**Exercise aim**
Write out all the lines again, precisely as they stand, but without the images.

**Collected data**
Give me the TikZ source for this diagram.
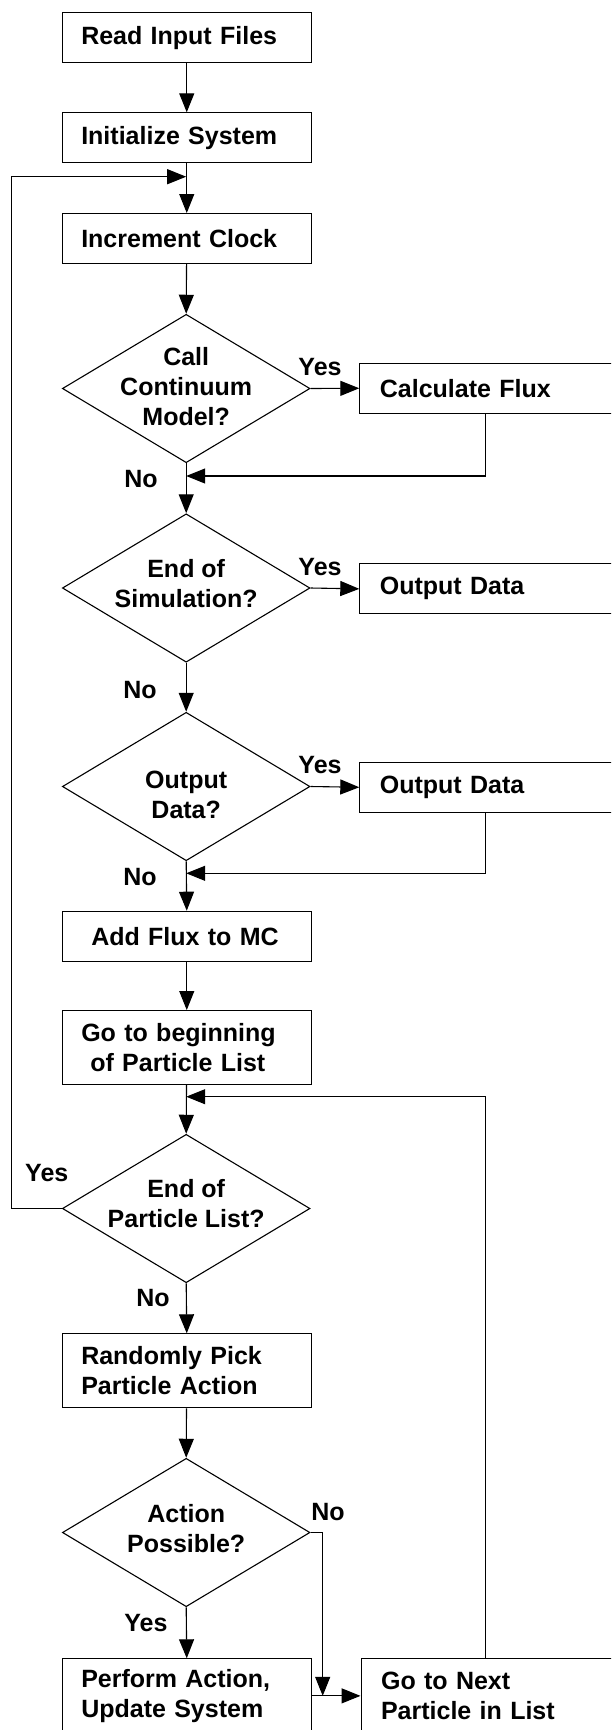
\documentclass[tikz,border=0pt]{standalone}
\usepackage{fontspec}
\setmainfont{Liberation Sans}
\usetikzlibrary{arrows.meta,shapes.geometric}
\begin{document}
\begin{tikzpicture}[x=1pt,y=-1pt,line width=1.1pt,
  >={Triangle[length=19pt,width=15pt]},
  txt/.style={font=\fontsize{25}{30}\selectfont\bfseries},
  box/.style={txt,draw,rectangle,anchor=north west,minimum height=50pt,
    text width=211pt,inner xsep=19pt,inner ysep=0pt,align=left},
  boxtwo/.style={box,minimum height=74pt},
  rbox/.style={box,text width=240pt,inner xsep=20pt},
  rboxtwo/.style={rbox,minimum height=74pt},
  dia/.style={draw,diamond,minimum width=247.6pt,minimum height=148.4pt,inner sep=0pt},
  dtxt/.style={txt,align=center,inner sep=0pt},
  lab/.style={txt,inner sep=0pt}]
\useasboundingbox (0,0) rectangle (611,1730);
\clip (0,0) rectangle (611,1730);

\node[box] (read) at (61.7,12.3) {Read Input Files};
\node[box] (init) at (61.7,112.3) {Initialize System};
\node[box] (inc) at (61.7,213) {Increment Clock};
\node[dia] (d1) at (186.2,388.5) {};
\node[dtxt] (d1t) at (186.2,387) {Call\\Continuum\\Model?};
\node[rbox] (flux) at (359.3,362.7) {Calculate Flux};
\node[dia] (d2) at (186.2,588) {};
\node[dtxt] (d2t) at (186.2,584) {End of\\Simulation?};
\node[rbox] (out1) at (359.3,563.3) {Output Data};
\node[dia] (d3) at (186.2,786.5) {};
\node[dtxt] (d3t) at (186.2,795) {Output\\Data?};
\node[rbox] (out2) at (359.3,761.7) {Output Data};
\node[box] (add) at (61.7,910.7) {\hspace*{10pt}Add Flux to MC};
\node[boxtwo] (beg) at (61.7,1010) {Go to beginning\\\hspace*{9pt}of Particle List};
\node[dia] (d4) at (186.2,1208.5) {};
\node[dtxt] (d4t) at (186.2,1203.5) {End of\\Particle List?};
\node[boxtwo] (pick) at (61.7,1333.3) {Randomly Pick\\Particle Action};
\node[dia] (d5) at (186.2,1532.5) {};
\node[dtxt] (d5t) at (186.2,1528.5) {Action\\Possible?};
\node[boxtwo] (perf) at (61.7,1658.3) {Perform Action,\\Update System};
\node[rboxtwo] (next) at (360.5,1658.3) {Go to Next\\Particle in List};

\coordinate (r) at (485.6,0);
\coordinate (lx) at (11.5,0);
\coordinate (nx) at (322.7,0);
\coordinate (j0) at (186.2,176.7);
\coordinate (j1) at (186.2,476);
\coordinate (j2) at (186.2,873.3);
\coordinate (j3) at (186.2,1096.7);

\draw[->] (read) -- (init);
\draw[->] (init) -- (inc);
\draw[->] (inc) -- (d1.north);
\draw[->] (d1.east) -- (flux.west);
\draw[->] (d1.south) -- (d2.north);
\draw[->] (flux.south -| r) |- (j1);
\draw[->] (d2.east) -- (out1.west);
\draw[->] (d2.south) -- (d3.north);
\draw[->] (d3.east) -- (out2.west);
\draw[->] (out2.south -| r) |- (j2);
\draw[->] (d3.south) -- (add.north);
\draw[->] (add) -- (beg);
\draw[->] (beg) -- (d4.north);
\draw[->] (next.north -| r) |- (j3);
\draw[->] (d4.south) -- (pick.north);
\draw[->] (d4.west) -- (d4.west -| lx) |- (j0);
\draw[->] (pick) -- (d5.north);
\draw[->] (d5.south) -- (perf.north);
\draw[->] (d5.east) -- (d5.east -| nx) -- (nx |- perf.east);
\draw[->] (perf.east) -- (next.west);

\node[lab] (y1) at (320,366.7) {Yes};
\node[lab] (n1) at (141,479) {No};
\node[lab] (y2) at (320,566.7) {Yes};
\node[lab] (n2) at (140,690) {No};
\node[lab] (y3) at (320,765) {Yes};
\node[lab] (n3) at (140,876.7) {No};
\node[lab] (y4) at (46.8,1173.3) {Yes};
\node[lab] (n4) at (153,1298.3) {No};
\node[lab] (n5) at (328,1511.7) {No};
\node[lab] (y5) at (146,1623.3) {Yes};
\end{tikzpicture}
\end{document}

**Result below**
Give me the TikZ source for this diagram.
\documentclass[tikz,border=0pt]{standalone}
\usepackage{fontspec}
\setmainfont{Liberation Sans}
\usetikzlibrary{arrows.meta,shapes.geometric}
\begin{document}
\begin{tikzpicture}[x=1pt,y=-1pt,line width=1.1pt,
  >={Triangle[length=19pt,width=15pt]},
  txt/.style={font=\fontsize{25}{30}\selectfont\bfseries},
  box/.style={txt,draw,rectangle,anchor=north west,minimum height=50pt,
    text width=211pt,inner xsep=19pt,inner ysep=0pt,align=left},
  boxtwo/.style={box,minimum height=74pt},
  rbox/.style={box,text width=240pt,inner xsep=20pt},
  rboxtwo/.style={rbox,minimum height=74pt},
  dia/.style={draw,diamond,minimum width=247.6pt,minimum height=148.4pt,inner sep=0pt},
  dtxt/.style={txt,align=center,inner sep=0pt},
  lab/.style={txt,inner sep=0pt}]
\useasboundingbox (0,0) rectangle (611,1730);
\clip (0,0) rectangle (611,1730);

\node[box] (read) at (61.7,12.3) {Read Input Files};
\node[box] (init) at (61.7,112.3) {Initialize System};
\node[box] (inc) at (61.7,213) {Increment Clock};
\node[dia] (d1) at (186.2,388.5) {};
\node[dtxt] (d1t) at (186.2,387) {Call\\Continuum\\Model?};
\node[rbox] (flux) at (359.3,362.7) {Calculate Flux};
\node[dia] (d2) at (186.2,588) {};
\node[dtxt] (d2t) at (186.2,584) {End of\\Simulation?};
\node[rbox] (out1) at (359.3,563.3) {Output Data};
\node[dia] (d3) at (186.2,786.5) {};
\node[dtxt] (d3t) at (186.2,795) {Output\\Data?};
\node[rbox] (out2) at (359.3,761.7) {Output Data};
\node[box] (add) at (61.7,910.7) {\hspace*{10pt}Add Flux to MC};
\node[boxtwo] (beg) at (61.7,1010) {Go to beginning\\\hspace*{9pt}of Particle List};
\node[dia] (d4) at (186.2,1208.5) {};
\node[dtxt] (d4t) at (186.2,1203.5) {End of\\Particle List?};
\node[boxtwo] (pick) at (61.7,1333.3) {Randomly Pick\\Particle Action};
\node[dia] (d5) at (186.2,1532.5) {};
\node[dtxt] (d5t) at (186.2,1528.5) {Action\\Possible?};
\node[boxtwo] (perf) at (61.7,1658.3) {Perform Action,\\Update System};
\node[rboxtwo] (next) at (360.5,1658.3) {Go to Next\\Particle in List};

\coordinate (r) at (485.6,0);
\coordinate (lx) at (11.5,0);
\coordinate (nx) at (322.7,0);
\coordinate (j0) at (186.2,176.7);
\coordinate (j1) at (186.2,476);
\coordinate (j2) at (186.2,873.3);
\coordinate (j3) at (186.2,1096.7);

\draw[->] (read) -- (init);
\draw[->] (init) -- (inc);
\draw[->] (inc) -- (d1.north);
\draw[->] (d1.east) -- (flux.west);
\draw[->] (d1.south) -- (d2.north);
\draw[->] (flux.south -| r) |- (j1);
\draw[->] (d2.east) -- (out1.west);
\draw[->] (d2.south) -- (d3.north);
\draw[->] (d3.east) -- (out2.west);
\draw[->] (out2.south -| r) |- (j2);
\draw[->] (d3.south) -- (add.north);
\draw[->] (add) -- (beg);
\draw[->] (beg) -- (d4.north);
\draw[->] (next.north -| r) |- (j3);
\draw[->] (d4.south) -- (pick.north);
\draw[->] (d4.west) -- (d4.west -| lx) |- (j0);
\draw[->] (pick) -- (d5.north);
\draw[->] (d5.south) -- (perf.north);
\draw[->] (d5.east) -- (d5.east -| nx) -- (nx |- perf.east);
\draw[->] (perf.east) -- (next.west);

\node[lab] (y1) at (320,366.7) {Yes};
\node[lab] (n1) at (141,479) {No};
\node[lab] (y2) at (320,566.7) {Yes};
\node[lab] (n2) at (140,690) {No};
\node[lab] (y3) at (320,765) {Yes};
\node[lab] (n3) at (140,876.7) {No};
\node[lab] (y4) at (46.8,1173.3) {Yes};
\node[lab] (n4) at (153,1298.3) {No};
\node[lab] (n5) at (328,1511.7) {No};
\node[lab] (y5) at (146,1623.3) {Yes};
\end{tikzpicture}
\end{document}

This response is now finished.